22/08/2023

Nova escravidão!

Passando pela Rua Guaíra, ali bem próximo à esquina da Marechal Floriano Peixoto, indo almoçar num dos restaurantes nas proximidades, me deparo com um grupo de pessoas. Mulheres, homens, crianças. O olhar daquelas pessoas me chamou a atenção. Como havia feito uma matéria a respeito do assunto poucas horas antes percebi que eram eles. Parei para conversar provocando uma reação de um certo temor entre eles. Olhares desconfiados, alguns abaixaram o olhar, outros voltaram a cabeça para outro lado. Poucos deram abertura para uma conversa. Uma das mulheres, a da foto que mais me impressionou quando abri as quatro enviadas pela Polícia Federal, estava ali, ao meu lado. O pulso em carne viva, as mãos inchadas e vermelhas e a expressão de dor estampada no rosto despertaram em mim a vontade ainda maior de conhecer quem são essas pessoas encontradas como escravos numa fazenda em Inácio Martins. Mesmo diante do silêncio de cada um deles, comandado por um senhor de estatura mediana, que dava ordens para que não “abrissem a boca” percebi que eles queriam falar. Mas vi, acima de tudo, que continuam sendo comandados por uma única pessoa: “não falem, vamos almoçar, vocês vão depor,” dizia o homem, sob os olhares cansados de seres humanos marcados pela violência, pela fome.
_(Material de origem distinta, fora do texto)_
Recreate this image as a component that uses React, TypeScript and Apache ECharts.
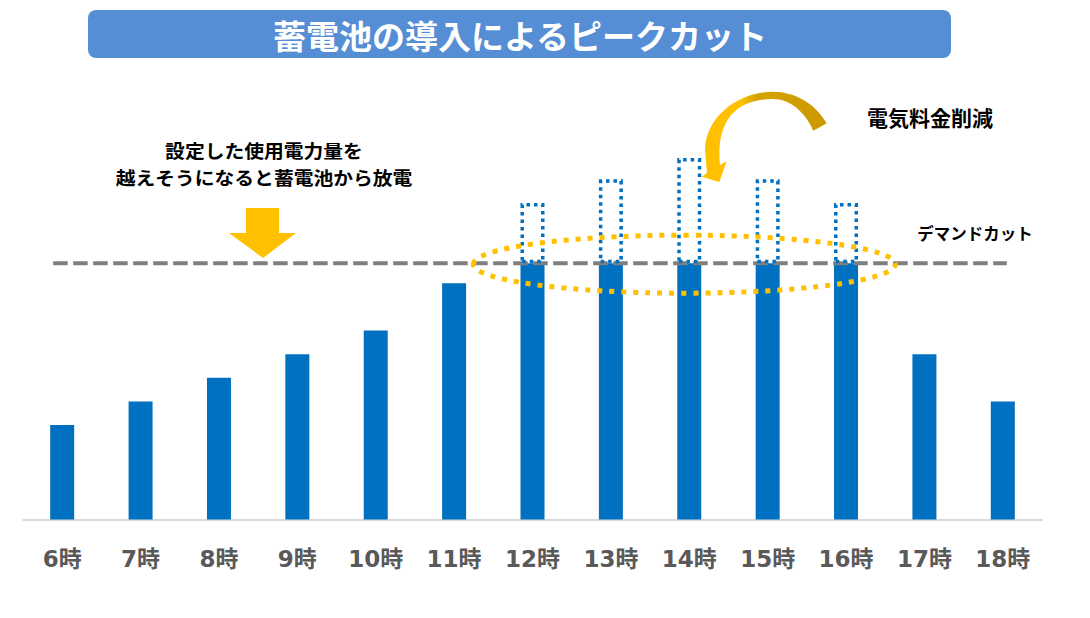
import React, { useEffect, useRef } from "react";
import * as echarts from "echarts";

// ---- data ----
const categories = ["6時", "7時", "8時", "9時", "10時", "11時", "12時", "13時", "14時", "15時", "16時", "17時", "18時"];
const usage = [40, 50, 60, 70, 80, 100, 134, 144, 153, 144, 134, 70, 50];
const demandCut = 108.5;
const yMax = 160;

const titleText = "蓄電池の導入によるピークカット";
const noteLines = ["設定した使用電力量を", "越えそうになると蓄電池から放電"];
const savingLabel = "電気料金削減";
const cutLabel = "デマンドカット";

const belowCut = usage.map((v) => Math.min(v, demandCut));
const aboveCut = usage.map((v) => (v > demandCut ? +(v - demandCut).toFixed(2) : null));

const FONT = '"Noto Sans CJK JP", "Noto Sans", sans-serif';
const AXIS_FONT = '"DejaVu Sans", "Noto Sans CJK JP", sans-serif';

const CURVE_D =
  "M826.7 123.3 C815 103 795 92 773 91.7 C740 92 706 115 705 150 L707 173 L701.7 176.7 L719.3 182 L726.7 161 L720 165 C716 125 732 99 773 99 C790 99 805 112 813.3 130.7 Z";

let registered = false;
function ensureShapes() {
  if (registered) return;
  echarts.graphic.registerShape("curveArrow", echarts.graphic.extendPath(CURVE_D, {}) as any);
  registered = true;
}

export default function App() {
  const ref = useRef<HTMLDivElement>(null);

  useEffect(() => {
    if (!ref.current) return;
    ensureShapes();
    const chart = echarts.init(ref.current, undefined, { renderer: "svg" });
    const option: any = {
      animation: false,
      grid: { left: 23, right: 48, top: 141.5, bottom: 98.5 },
      xAxis: {
        type: "category",
        data: categories,
        boundaryGap: true,
        axisLine: { show: true, lineStyle: { color: "#D9D9D9", width: 2 } },
        axisTick: { show: false },
        axisLabel: {
          color: "#595959",
          fontSize: 23,
          fontWeight: "bold",
          fontFamily: AXIS_FONT,
          margin: 28,
        },
        splitLine: { show: false },
      },
      yAxis: {
        type: "value",
        min: 0,
        max: yMax,
        show: false,
        splitLine: { show: false },
      },
      series: [
        {
          type: "bar",
          name: "使用電力",
          stack: "u",
          data: belowCut,
          barWidth: 24,
          z: 2,
          itemStyle: { color: "#0070C0" },
        },
        {
          type: "bar",
          name: "ピークカット",
          stack: "u",
          data: aboveCut,
          barWidth: 24,
          z: 4,
          itemStyle: {
            color: "rgba(0,0,0,0)",
            borderColor: "#0070C0",
            borderWidth: 3.5,
            borderType: [3.5, 4],
          },
        },
      ],
    };
    chart.setOption(option);

    const yCut = chart.convertToPixel({ yAxisIndex: 0 }, demandCut) as number;
    const xFirst = chart.convertToPixel({ xAxisIndex: 0 }, categories[0]) as number;
    const xLast = chart.convertToPixel({ xAxisIndex: 0 }, categories[categories.length - 1]) as number;
    const xPeakL = chart.convertToPixel({ xAxisIndex: 0 }, categories[6]) as number;
    const xPeakR = chart.convertToPixel({ xAxisIndex: 0 }, categories[10]) as number;

    const noteText = (text: string, y: number) => ({
      type: "text",
      x: 264,
      y,
      scaleX: 1.07,
      z: 11,
      style: {
        text,
        fill: "#000000",
        font: `bold 18.5px ${FONT}`,
        textAlign: "center",
        textVerticalAlign: "middle",
      },
    });

    chart.setOption({
      graphic: [
        {
          type: "rect",
          shape: { x: 88, y: 10, width: 863, height: 48, r: 8 },
          style: { fill: "#558ED5" },
          z: 10,
        },
        {
          type: "text",
          x: 520,
          y: 35,
          z: 11,
          style: {
            text: titleText,
            fill: "#FFFFFF",
            font: `bold 33px ${FONT}`,
            textAlign: "center",
            textVerticalAlign: "middle",
          },
        },
        noteText(noteLines[0], 150),
        noteText(noteLines[1], 177.5),
        {
          type: "text",
          x: 930,
          y: 117,
          z: 11,
          style: {
            text: savingLabel,
            fill: "#000000",
            font: `bold 21px ${FONT}`,
            textAlign: "center",
            textVerticalAlign: "middle",
          },
        },
        {
          type: "text",
          x: 975,
          y: 233,
          z: 11,
          style: {
            text: cutLabel,
            fill: "#000000",
            font: `bold 16.5px ${FONT}`,
            textAlign: "center",
            textVerticalAlign: "middle",
          },
        },
        {
          type: "polygon",
          z: 11,
          shape: {
            points: [
              [246, 208],
              [279, 208],
              [279, 233],
              [296, 233],
              [263, 258],
              [229, 233],
              [246, 233],
            ],
          },
          style: { fill: "#FFC000" },
        },
        {
          type: "curveArrow",
          x: 0,
          y: 0,
          z: 11,
          style: {
            fill: {
              type: "linear",
              x: 0,
              y: 0,
              x2: 1,
              y2: 0,
              colorStops: [
                { offset: 0, color: "#FFC000" },
                { offset: 0.32, color: "#FFC000" },
                { offset: 0.44, color: "#D4A200" },
                { offset: 1, color: "#CC9A00" },
              ],
            },
          },
        },
        {
          type: "line",
          z: 3,
          shape: { x1: xFirst - 9, y1: yCut, x2: xLast + 4, y2: yCut },
          style: { stroke: "#7F7F7F", lineWidth: 4, lineDash: [14.5, 5.5] },
        },
        {
          type: "ellipse",
          z: 12,
          shape: { cx: (xPeakL + xPeakR) / 2 - 5, cy: yCut + 1, rx: 211, ry: 29 },
          style: { fill: "none", stroke: "#FFC000", lineWidth: 5, lineDash: [5, 7] },
        },
      ],
    });

    return () => chart.dispose();
  }, []);

  return (
    <div
      ref={ref}
      style={{ position: "absolute", left: 0, top: 0, width: 1090, height: 618, background: "#FFFFFF" }}
    />
  );
}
Continuei a minha caminhada um pouco frustrada por não conseguir conversar com aquelas pessoas para saber como se sentem, se ainda sonham. Hoje, quinta-feira, voltei ao mesmo lugar e lá estavam eles, num grupo bem menor e apenas homens. Iniciei a conversa e percebi que um deles estava disposto a falar. Mais uma vez foi impedido pelos demais. A frustração veio novamente. Claro que pela matéria, mas principalmente, por perder de conhecer quem são essas pessoas, qual o conceito que possuem de cidadania, de direitos, como estão se sentindo “guardados” em quartos de hotel numa cidade que não é sua. Se tem esperança, se acreditam no futuro, se sabem o que é a liberdade de pelo menos poder falar, desabar as suas angústias, os seus medos. Percebi, porém, que fazem parte de uma escravidão cravada numa sequência cronológica, cruel, metódica. Durante horas as imagens de algumas daquelas pessoas desfilaram à minha frente como fantasmas, Passei a pensar e a imaginar quantas iguais a elas estão em condições sub humanas.

Um novo olhar voltou a despertar em mim. Vi a mulher já de idade empurrando o carrinho cheio de papelão, os meninos que ainda tentam fazer malabares com limão no sinaleiro da Avenida Moacir Silvestri, ali na esquina com a Saldanha Marinho, como se tentasse equilibrar a vida e o futuro incerto.

Numa série infindável desses retratos do cotidiano que forma Guarapuava percebi que todos fazemos parte de uma escravidão sobrevivida que se prolifera no uso da tecnologia e na falta dela, nos subterfúgios políticos, no domínio da massa gerado pelo poder centralizado de quem se acha acima de tudo e de todos. Enfim, em mecanismos de codificação programados para encobrir uma nova escravidão.
E as famílias machucadas pelo açoite da capitalismo desumano continuam ali, paradas na calçada em frente ao hotel esperando que alguém lhe dite qual será o próximo, determinando o amanhã.